In Tuesday’s San Jose Mercury Tribune, Dean Takahashi examines this in the article “A high-tech bug could spy on you”
HP Chief Executive Mark Hurd confirmed Friday that HP’s investigators used pretexting: They obtained personal cell phone records by pretending to be the cell phone owners. But technology can be used to track individuals, get their passwords, eavesdrop on their wireless networks, or track leaked documents back to certain printers or Word documents.
Ironically, HP is a consponsor of the Privacy Innovation Award. (I can’t help but add that this twist is eerily reminiscent of corruptorate American society and, say, the resignation today of Florida Congressman Mark Foley, for sending flirtatious e-mails to teenaged boys asking for their photos. Foley happened to CHAIR the Missing and Exploited Children’s Caucus, which recently introduced legislation to protect children from exploitation by adults over the Internet)!!!
Seth Schoen and Kurt Opsahl, both of EFF, are quoted in the Mercury article as saying HP used a “Web bug,” which contains tracing technology that is unleashed via a phishing e-mail attack.

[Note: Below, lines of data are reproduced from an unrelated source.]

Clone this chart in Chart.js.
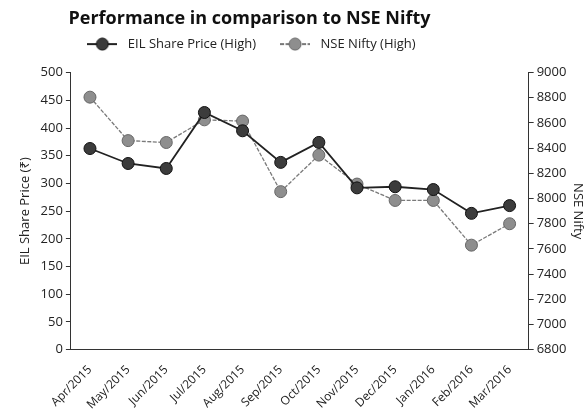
<!DOCTYPE html>
<html>
<head>
<meta charset="utf-8">
<script src="https://cdn.jsdelivr.net/npm/chart.js@4.4.1/dist/chart.umd.min.js"></script>
<style>
  html, body { margin: 0; padding: 0; background: #fff; }
  #wrap { width: 587px; height: 417px; }
</style>
</head>
<body>
<div id="wrap"><canvas id="chart" width="587" height="417"></canvas></div>
<script>
const months = ["Apr/2015", "May/2015", "Jun/2015", "Jul/2015", "Aug/2015", "Sep/2015",
  "Oct/2015", "Nov/2015", "Dec/2015", "Jan/2016", "Feb/2016", "Mar/2016"];
const eilHigh = [363, 336, 327, 428, 395, 338, 374, 292, 294, 289, 246, 260];
const niftyHigh = [8805, 8460, 8445, 8625, 8615, 8055, 8345, 8115, 7985, 7985, 7630, 7800];

Chart.defaults.font.family = "'Open Sans', 'Noto Sans', sans-serif";
Chart.defaults.color = "#222";

// little line + dot image for the legend swatches
function legendMarker(fill, stroke, line, dash) {
  const c = document.createElement("canvas");
  c.width = 30;
  c.height = 14;
  const g = c.getContext("2d");
  g.strokeStyle = line;
  g.lineWidth = 2;
  g.setLineDash(dash);
  g.beginPath();
  g.moveTo(0, 7);
  g.lineTo(30, 7);
  g.stroke();
  g.setLineDash([]);
  g.beginPath();
  g.arc(15, 7, 6, 0, 2 * Math.PI);
  g.fillStyle = fill;
  g.fill();
  g.strokeStyle = stroke;
  g.lineWidth = 1;
  g.stroke();
  return c;
}
const markers = [
  legendMarker("#3c3c3c", "#111", "#222", []),
  legendMarker("#8e8e8e", "#666", "#777", [4, 1.5])
];

// title and legend sit left of the canvas centre in the original
const shiftHeader = {
  id: "shiftHeader",
  afterLayout(chart) {
    const t = chart.titleBlock, l = chart.legend;
    if (t) { t.left -= 50; t.right -= 50; t.top += 4; t.bottom += 4; }
    if (l) { l.left -= 50; l.right -= 50; l.top -= 12; l.bottom -= 12; }
  }
};

const axisTick = {
  display: true,
  drawOnChartArea: false,
  drawTicks: true,
  tickLength: 5,
  color: "#333"
};

new Chart(document.getElementById("chart"), {
  type: "line",
  data: {
    labels: months,
    datasets: [
      {
        label: "EIL Share Price (High)",
        data: eilHigh,
        yAxisID: "y",
        borderColor: "#222",
        borderWidth: 1.8,
        pointRadius: 6,
        pointHoverRadius: 6,
        pointBackgroundColor: "#3c3c3c",
        pointBorderColor: "#111",
        pointBorderWidth: 1,
        tension: 0
      },
      {
        label: "NSE Nifty (High)",
        data: niftyHigh,
        yAxisID: "y1",
        borderColor: "#7a7a7a",
        borderWidth: 1.3,
        borderDash: [4, 1.5],
        pointRadius: 6,
        pointHoverRadius: 6,
        pointBackgroundColor: "#8e8e8e",
        pointBorderColor: "#666",
        pointBorderWidth: 1,
        tension: 0
      }
    ]
  },
  plugins: [shiftHeader],
  options: {
    responsive: false,
    animation: false,
    layout: { padding: { left: 12, right: 0, top: 0, bottom: 0 } },
    plugins: {
      title: {
        display: true,
        text: "Performance in comparison to NSE Nifty",
        color: "#111",
        font: { size: 18, weight: "bold" },
        padding: { top: 4, bottom: 4 }
      },
      legend: {
        display: true,
        labels: {
          usePointStyle: true,
          pointStyleWidth: 38,
          padding: 20,
          color: "#222",
          font: { size: 13 },
          generateLabels: function (chart) {
            const items = Chart.defaults.plugins.legend.labels.generateLabels(chart);
            items.forEach((it, i) => { it.pointStyle = markers[i]; });
            return items;
          }
        }
      },
      tooltip: { enabled: false }
    },
    scales: {
      x: {
        offset: true,
        grid: { display: false },
        border: { display: true, color: "#333", width: 1 },
        ticks: {
          autoSkip: false,
          maxRotation: 45,
          minRotation: 45,
          padding: 5,
          font: { size: 12 }
        }
      },
      y: {
        position: "left",
        min: 0,
        max: 500,
        ticks: { stepSize: 50, padding: 3, font: { size: 13 } },
        grid: axisTick,
        border: { display: true, color: "#333", width: 1 },
        title: { display: true, text: "EIL Share Price (₹)", font: { size: 13 }, padding: 5 }
      },
      y1: {
        position: "right",
        min: 6800,
        max: 9000,
        ticks: { stepSize: 200, padding: 3, font: { size: 13 }, callback: v => String(v) },
        grid: axisTick,
        border: { display: true, color: "#333", width: 1 },
        title: { display: true, text: "NSE Nifty", font: { size: 13 }, padding: 1 }
      }
    }
  }
});
</script>
</body>
</html>
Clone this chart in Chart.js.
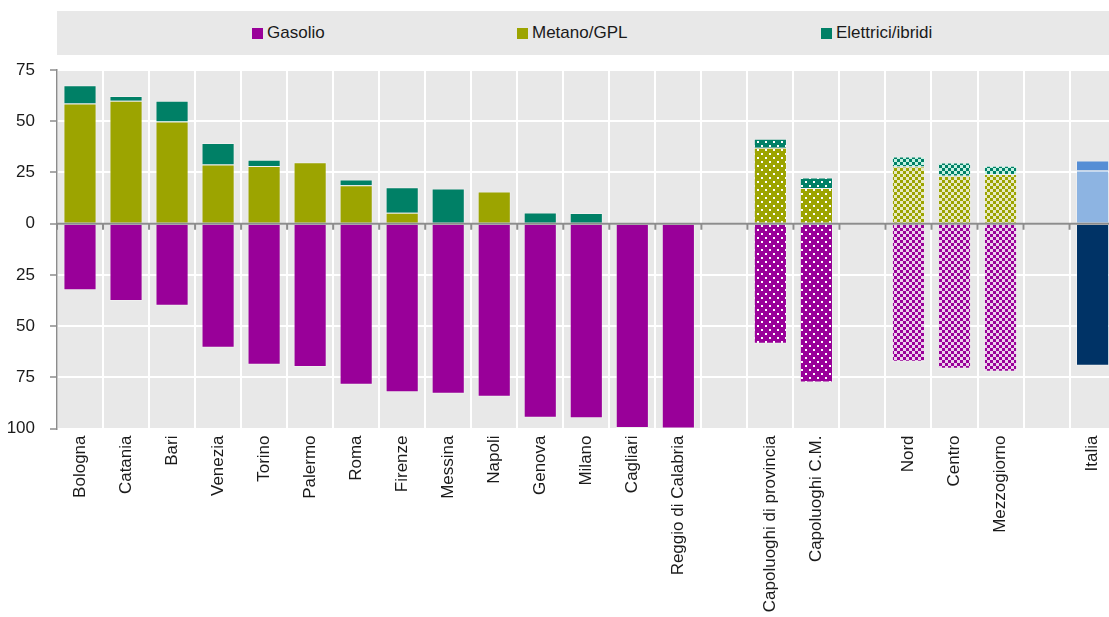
<!DOCTYPE html>
<html>
<head>
<meta charset="utf-8">
<script src="https://cdn.jsdelivr.net/npm/chart.js@4.4.0/dist/chart.umd.min.js"></script>
<style>
  html, body { margin: 0; padding: 0; background: #fff; overflow: hidden; }
  #wrap { position: relative; width: 1120px; height: 617px; }
  #legend { position: absolute; left: 57px; top: 11px; right: 0; height: 44px; background: #e8e8e8;
            font: 17px 'Liberation Sans', Arial, sans-serif; color: #1a1a1a; }
  #legend .item { position: absolute; top: 0; line-height: 44px; white-space: nowrap; }
  #legend .item i { display: inline-block; width: 11px; height: 11px; margin-right: 4px; vertical-align: -1px; }
</style>
</head>
<body>
<div id="wrap">
  <canvas id="fuelChart" width="1120" height="617"></canvas>
  <div id="legend"></div>
</div>
<script>
// categorie (stringa vuota = spazio tra i gruppi)
const categories = ['Bologna', 'Catania', 'Bari', 'Venezia', 'Torino', 'Palermo', 'Roma', 'Firenze',
  'Messina', 'Napoli', 'Genova', 'Milano', 'Cagliari', 'Reggio di Calabria', '',
  'Capoluoghi di provincia', 'Capoluoghi C.M.', '', 'Nord', 'Centro', 'Mezzogiorno', '', 'Italia']

// quote percentuali
const gasolio = [32.5, 37.8, 40.1, 60.6, 68.9, 70.0, 78.6, 82.3, 83.0, 84.5, 94.8, 95.0, 99.7, 100, null,
  58.6, 77.6, null, 67.4, 70.8, 72.3, null, 69.4]
const metano = [58.6, 60.0, 49.8, 28.9, 28.1, 30.0, 18.7, 5.3, 0, 15.7, 0, 0, 0, 0, null,
  37.0, 17.4, null, 27.9, 23.4, 24.2, null, 26.0]
const elettrici = [8.9, 2.3, 10.2, 10.5, 3.1, 0, 2.9, 12.5, 17.2, 0, 5.4, 5.2, 0.4, 0, null,
  4.5, 5.1, null, 4.9, 6.5, 4.1, null, 4.8]

// tipo di riempimento per ogni barra
const barStyle = ['solid', 'solid', 'solid', 'solid', 'solid', 'solid', 'solid', 'solid', 'solid', 'solid',
  'solid', 'solid', 'solid', 'solid', null, 'dots', 'dots', null, 'check', 'check', 'check', null, 'italia']

const seriesNames = ['Gasolio', 'Metano/GPL', 'Elettrici/ibridi']
const baseColors = ['#990099', '#9ca400', '#008066']
const lightColors = ['#ecd0ec', '#e8eac4', '#c4f2e2']
const italiaColors = ['#003366', '#8db4e2', '#558ed5']

const FONT = { family: "'Liberation Sans', Arial, sans-serif", size: 17 }

function dotPattern(color) {
  const c = document.createElement('canvas')
  c.width = 8; c.height = 8
  const g = c.getContext('2d')
  g.fillStyle = color; g.fillRect(0, 0, 8, 8)
  g.fillStyle = '#fff'
  g.fillRect(1, 1, 2, 2); g.fillRect(5, 5, 2, 2)
  return g.createPattern(c, 'repeat')
}

function checkPattern(color, light) {
  const c = document.createElement('canvas')
  c.width = 6; c.height = 6
  const g = c.getContext('2d')
  g.fillStyle = light; g.fillRect(0, 0, 6, 6)
  g.fillStyle = color
  g.fillRect(0, 0, 3, 3); g.fillRect(3, 3, 3, 3)
  return g.createPattern(c, 'repeat')
}

function fillsFor(k) {
  const dots = dotPattern(baseColors[k])
  const check = checkPattern(baseColors[k], lightColors[k])
  return barStyle.map(s => {
    switch (s) {
      case 'dots': return dots
      case 'check': return check
      case 'italia': return italiaColors[k]
      default: return baseColors[k]
    }
  })
}

// legenda
const legend = document.querySelector('#legend')
const legendLeft = [195, 460, 764]
seriesNames.forEach((name, k) => {
  const el = document.createElement('span')
  el.className = 'item'
  el.style.left = legendLeft[k] + 'px'
  el.innerHTML = '<i style="background:' + baseColors[k] + '"></i>' + name
  legend.appendChild(el)
})

// sfondo area grafico + asse dello zero con tacche
const plotDecor = {
  id: 'plotDecor',
  beforeDraw(chart) {
    const { ctx, chartArea: a } = chart
    ctx.save()
    ctx.fillStyle = '#e8e8e8'
    ctx.fillRect(a.left, a.top, a.right - a.left, a.bottom - a.top)
    ctx.restore()
  },
  afterDatasetsDraw(chart) {
    const { ctx, chartArea: a, scales: { x, y } } = chart
    const y0 = y.getPixelForValue(0)
    const step = x.getPixelForValue(1) - x.getPixelForValue(0)
    ctx.save()
    ctx.strokeStyle = '#8c8c8c'
    ctx.lineWidth = 2
    ctx.beginPath()
    ctx.moveTo(a.left, y0); ctx.lineTo(a.right, y0)
    for (let i = 0; i <= categories.length; i++) {
      const px = x.getPixelForValue(0) - step / 2 + i * step
      ctx.moveTo(px, y0); ctx.lineTo(px, y0 + 6)
    }
    ctx.stroke()
    ctx.restore()
  }
}

const datasets = [gasolio.map(v => v == null ? null : -v), metano, elettrici].map((values, k) => ({
  label: seriesNames[k],
  data: values,
  backgroundColor: fillsFor(k),
  borderColor: 'rgba(255,255,255,0.3)',
  borderWidth: 1,
  barPercentage: 0.72,
  categoryPercentage: 1
}))

new Chart(document.querySelector('#fuelChart'), {
  type: 'bar',
  data: { labels: categories, datasets: datasets },
  options: {
    responsive: false,
    animation: false,
    layout: { padding: { top: 70, right: 1, left: 0, bottom: 0 } },
    plugins: { legend: { display: false }, tooltip: { enabled: false } },
    scales: {
      x: {
        stacked: true,
        grid: { offset: true, color: '#fff', lineWidth: 2, drawTicks: false },
        border: { display: false },
        ticks: { autoSkip: false, minRotation: 90, maxRotation: 90, padding: 7, font: FONT, color: '#1a1a1a' },
        afterFit(s) { s.height = 188.5 }
      },
      y: {
        stacked: true,
        min: -100,
        max: 75,
        ticks: { stepSize: 25, padding: 15, font: FONT, color: '#1a1a1a', callback: v => Math.abs(v) },
        grid: { color: '#fff', lineWidth: 2, tickColor: '#8c8c8c', tickLength: 7, tickWidth: 1.5 },
        border: { color: '#8c8c8c', width: 1.5 },
        afterFit(s) { s.width = 57 }
      }
    }
  },
  plugins: [plotDecor]
})
</script>
</body>
</html>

The HP investigation is ongoing and ridiculous, but rich with evidence of the Dark Side of technology as an ID-falsifying/manipulating and surveillance tool.
Before Congress on Thursday, ex-Chairman Patricia Dunn refused to take the blame, while the other dozen or so board members, including CEO Mark “The Buck Stops With Me” Hurd, pleaded the 5th. In the latest developments, both Cingular and Verizon filed suit against HP alleging that HP’s spies used pretexting to illegally obtain information from the wireless providers’ (unnamed) customers’ accounts.
As Patrick Thibodeau asks aloud, while referencing EPIC‘s Marc Rotenberg, will this lead to stricter privacy laws?
A House Subcommittee on Oversight and Investigations is now trying to figure out exactly “Who Has Access to Your Private Records,” right now.